Baghdad has already dismissed the evidence. “They won’t be really proof, they will be fabricated space and aerial photos,” Hussam Mohammad Amin, head of Iraq’s National Monitoring Directorate, said yesterday.
In a Wall Street Journal opinion piece two days before he speaks to the UN Security Council, Powell wrote that although there was still no “smoking gun”, the world must recognise Iraq had flouted the will of the international community.
Powell was backed up by British Prime Minister Tony Blair, Washington’s main ally in its drive to force Baghdad to give up banned weapons peacefully or by force. Blair said there was “unmistakable evidence” that Iraq was withholding cooperation from the inspectors.
Striking a conciliatory but firm note towards other European allies, many of them sceptical of US intentions, Powell promised Washington would try to bridge differences and fully consult its partners before any decision to go to war.
A peaceful outcome was still possible if Iraq’s President Saddam Hussein switched course and cooperated with UN experts hunting for Baghdad’s weapons of mass destruction. But Washington “will not shrink from war” if necessary, he wrote.
Powell did not say what evidence he would hand the Security Council on Wednesday. One of his aides told an Egyptian daily it would not have the detail of evidence used in a law court but would convince “any sensible person” Iraq was hiding something.

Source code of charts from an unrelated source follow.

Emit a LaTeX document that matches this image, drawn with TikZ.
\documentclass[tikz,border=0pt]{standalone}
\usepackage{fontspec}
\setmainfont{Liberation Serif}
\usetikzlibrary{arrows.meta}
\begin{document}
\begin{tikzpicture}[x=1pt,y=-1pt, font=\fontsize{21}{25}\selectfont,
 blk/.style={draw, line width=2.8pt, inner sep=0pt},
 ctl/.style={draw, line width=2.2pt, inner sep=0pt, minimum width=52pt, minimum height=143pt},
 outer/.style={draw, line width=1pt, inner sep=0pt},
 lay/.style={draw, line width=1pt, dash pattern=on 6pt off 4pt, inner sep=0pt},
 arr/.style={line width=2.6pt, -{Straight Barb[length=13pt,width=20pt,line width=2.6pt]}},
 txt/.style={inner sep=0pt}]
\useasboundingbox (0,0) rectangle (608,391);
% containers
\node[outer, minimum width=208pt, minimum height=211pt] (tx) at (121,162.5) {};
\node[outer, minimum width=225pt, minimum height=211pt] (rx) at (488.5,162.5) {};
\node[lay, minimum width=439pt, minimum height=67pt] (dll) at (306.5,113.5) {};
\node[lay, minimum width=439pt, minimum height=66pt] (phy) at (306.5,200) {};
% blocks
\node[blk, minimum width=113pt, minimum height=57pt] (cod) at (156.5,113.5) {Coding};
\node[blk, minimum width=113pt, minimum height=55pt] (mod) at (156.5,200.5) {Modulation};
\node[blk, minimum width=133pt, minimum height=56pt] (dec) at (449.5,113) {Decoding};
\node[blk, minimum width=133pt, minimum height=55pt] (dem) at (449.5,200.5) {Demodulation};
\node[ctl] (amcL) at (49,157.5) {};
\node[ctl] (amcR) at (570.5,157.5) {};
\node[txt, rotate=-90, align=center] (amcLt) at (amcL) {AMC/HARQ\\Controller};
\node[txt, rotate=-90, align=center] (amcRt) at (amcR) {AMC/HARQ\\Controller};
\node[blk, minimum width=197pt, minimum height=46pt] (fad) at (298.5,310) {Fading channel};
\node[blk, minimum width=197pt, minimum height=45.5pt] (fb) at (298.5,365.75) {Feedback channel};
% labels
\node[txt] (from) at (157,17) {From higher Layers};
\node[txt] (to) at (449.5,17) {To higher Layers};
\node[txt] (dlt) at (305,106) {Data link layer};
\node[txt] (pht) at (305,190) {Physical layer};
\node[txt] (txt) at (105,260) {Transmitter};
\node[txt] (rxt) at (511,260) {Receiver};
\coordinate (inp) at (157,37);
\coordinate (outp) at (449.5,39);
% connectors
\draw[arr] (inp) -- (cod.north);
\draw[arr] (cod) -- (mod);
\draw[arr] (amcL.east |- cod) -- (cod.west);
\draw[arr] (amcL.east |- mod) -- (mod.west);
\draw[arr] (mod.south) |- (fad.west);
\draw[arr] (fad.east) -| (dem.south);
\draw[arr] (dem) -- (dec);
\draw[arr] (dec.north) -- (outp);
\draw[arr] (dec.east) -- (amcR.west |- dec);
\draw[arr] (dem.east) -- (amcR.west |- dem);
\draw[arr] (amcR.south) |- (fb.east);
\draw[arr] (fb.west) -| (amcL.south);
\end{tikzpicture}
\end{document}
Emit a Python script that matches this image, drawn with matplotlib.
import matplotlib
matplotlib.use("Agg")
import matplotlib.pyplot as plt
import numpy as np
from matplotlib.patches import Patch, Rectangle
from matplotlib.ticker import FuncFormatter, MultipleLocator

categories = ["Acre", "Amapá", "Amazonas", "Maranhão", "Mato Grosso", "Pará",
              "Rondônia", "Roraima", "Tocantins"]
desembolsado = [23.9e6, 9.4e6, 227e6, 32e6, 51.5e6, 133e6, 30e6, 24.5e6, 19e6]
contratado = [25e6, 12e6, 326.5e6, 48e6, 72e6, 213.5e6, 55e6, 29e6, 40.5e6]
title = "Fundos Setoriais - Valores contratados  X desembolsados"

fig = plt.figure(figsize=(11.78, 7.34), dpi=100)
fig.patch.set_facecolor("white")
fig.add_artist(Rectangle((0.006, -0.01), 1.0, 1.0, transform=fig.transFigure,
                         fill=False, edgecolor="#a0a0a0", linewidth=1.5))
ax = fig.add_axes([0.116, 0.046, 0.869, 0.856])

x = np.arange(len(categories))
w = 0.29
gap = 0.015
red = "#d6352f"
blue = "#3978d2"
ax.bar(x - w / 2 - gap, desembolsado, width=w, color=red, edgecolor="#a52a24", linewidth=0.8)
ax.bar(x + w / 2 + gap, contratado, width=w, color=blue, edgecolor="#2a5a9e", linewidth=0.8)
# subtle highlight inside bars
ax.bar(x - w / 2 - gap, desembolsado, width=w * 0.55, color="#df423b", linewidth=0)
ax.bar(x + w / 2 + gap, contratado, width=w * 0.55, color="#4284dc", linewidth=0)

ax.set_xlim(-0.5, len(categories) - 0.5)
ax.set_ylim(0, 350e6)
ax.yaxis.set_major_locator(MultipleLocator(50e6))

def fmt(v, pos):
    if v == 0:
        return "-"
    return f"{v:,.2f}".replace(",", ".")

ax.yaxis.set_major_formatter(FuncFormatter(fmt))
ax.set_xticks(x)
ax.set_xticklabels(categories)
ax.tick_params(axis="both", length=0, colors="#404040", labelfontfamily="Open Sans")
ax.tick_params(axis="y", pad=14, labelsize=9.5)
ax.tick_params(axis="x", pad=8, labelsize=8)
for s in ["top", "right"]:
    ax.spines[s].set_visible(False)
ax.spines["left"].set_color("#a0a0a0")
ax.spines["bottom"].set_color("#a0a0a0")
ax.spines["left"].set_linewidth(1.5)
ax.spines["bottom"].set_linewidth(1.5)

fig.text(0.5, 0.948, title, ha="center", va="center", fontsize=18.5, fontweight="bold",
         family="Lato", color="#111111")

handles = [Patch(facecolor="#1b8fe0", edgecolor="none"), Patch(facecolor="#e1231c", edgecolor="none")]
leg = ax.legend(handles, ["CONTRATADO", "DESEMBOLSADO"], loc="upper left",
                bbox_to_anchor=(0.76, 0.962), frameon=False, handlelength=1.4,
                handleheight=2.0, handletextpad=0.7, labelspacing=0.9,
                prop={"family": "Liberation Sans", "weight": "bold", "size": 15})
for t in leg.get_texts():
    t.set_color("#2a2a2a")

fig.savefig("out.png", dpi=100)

Richard Haass, state department director of policy planning, told al-Ahram in an interview run in Arabic: “I don’t want to raise expectations. We will not present pictures of 30,000 stockpiled warheads which can each carry chemical weapons, if that is what you mean by evidence.”
The two top UN disarmament officials, Hans Blix and Mohamed ElBaradei, are expected to go to Baghdad at the end of the week despite a letter they wrote that appeared to put conditions on the trip, UN officials said.
In London, Blair told the British parliament there was “a huge infrastructure of deception and concealment designed to prevent the inspectors from doing their job”.
“The evidence of cooperation withheld is unmistakable,” he said two days after returning from talks with President George W. Bush in Washington. “We are entering the final phase of a 12-year history of the disarmament of Iraq.”